April 10, 2020|
Was supposed to play Apex Legends with my Apex Bro tonight but she disappeared while I was waiting for a mandatory update to install. I was playing the game and she was on too and we just couldn't play with each other because everyone is required to fucking update all the time.
I played by myself and then I became very drained and lethargic. I guess the emails my sibling sent me earlier hit me. That I contribute nothing of value to the world, that I make everything worse, that karma will get me and that I'll go to Hell when I die.
I hope my Apex Bro comes back online.
Made me realize my overreactions to small events are probably largely because when I don't get to distract myself how I want, or see someone I havent't seen in a long time, I look back at the shapeless mass that constitutes my life's foundation. I dread going to work even though nothing is particularly wrong there.
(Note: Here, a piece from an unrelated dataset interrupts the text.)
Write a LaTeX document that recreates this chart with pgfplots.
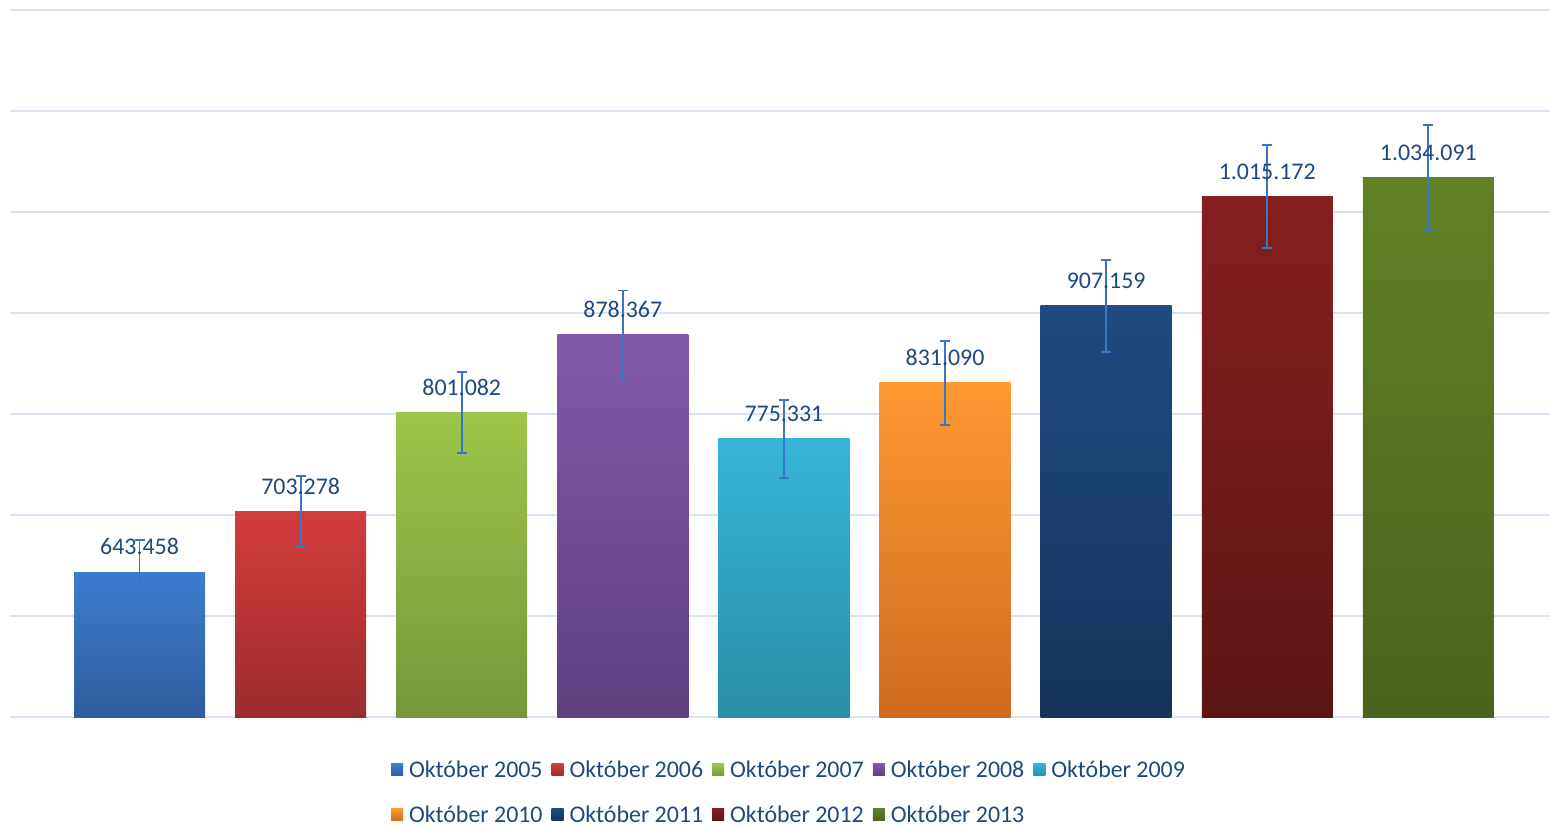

I just hate being looked at. I hate how my gender makes me a strawman I have nothing in common with. By default I interfere with other people's success because of how I look and sound. I dont want to exist to them. I want to be left alone because it burns my skin every time people look at me. I can't handle being formerly good looking now ugly or nothing at all. I sit outside of all their social events especially the ones with the chick I'm fixatedish on. I try to keep it in perspective, that I don't especially admire other people so it shouldn't hurt when they don't particularly respect me, but it does. I recently became better acquainted with a young lesbian and I do kind of think she's actually interesting and cool, and she does like me. So maybe that matters.
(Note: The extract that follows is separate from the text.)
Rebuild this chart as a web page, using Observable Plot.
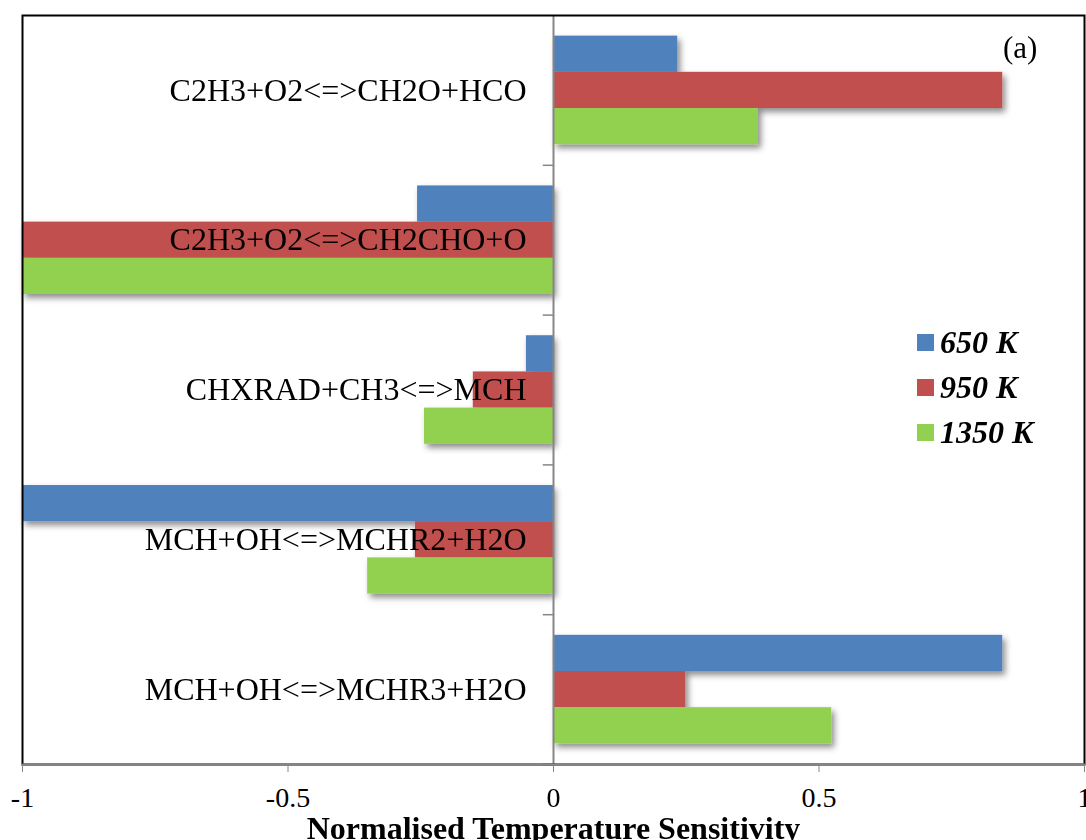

My life is on this perch on top of a formless mass, and when I'm not propped up or admired by others, I just fall into the swamp of worthlessness, ugliness, self-loathing. I suppose the sequence of emails affirming all that just made me see why that's the foundation, why that's what I have to face when I don't have podcasts running or I'm playing games or whatever. Distraction became the only means of not staring down a life-long suicide.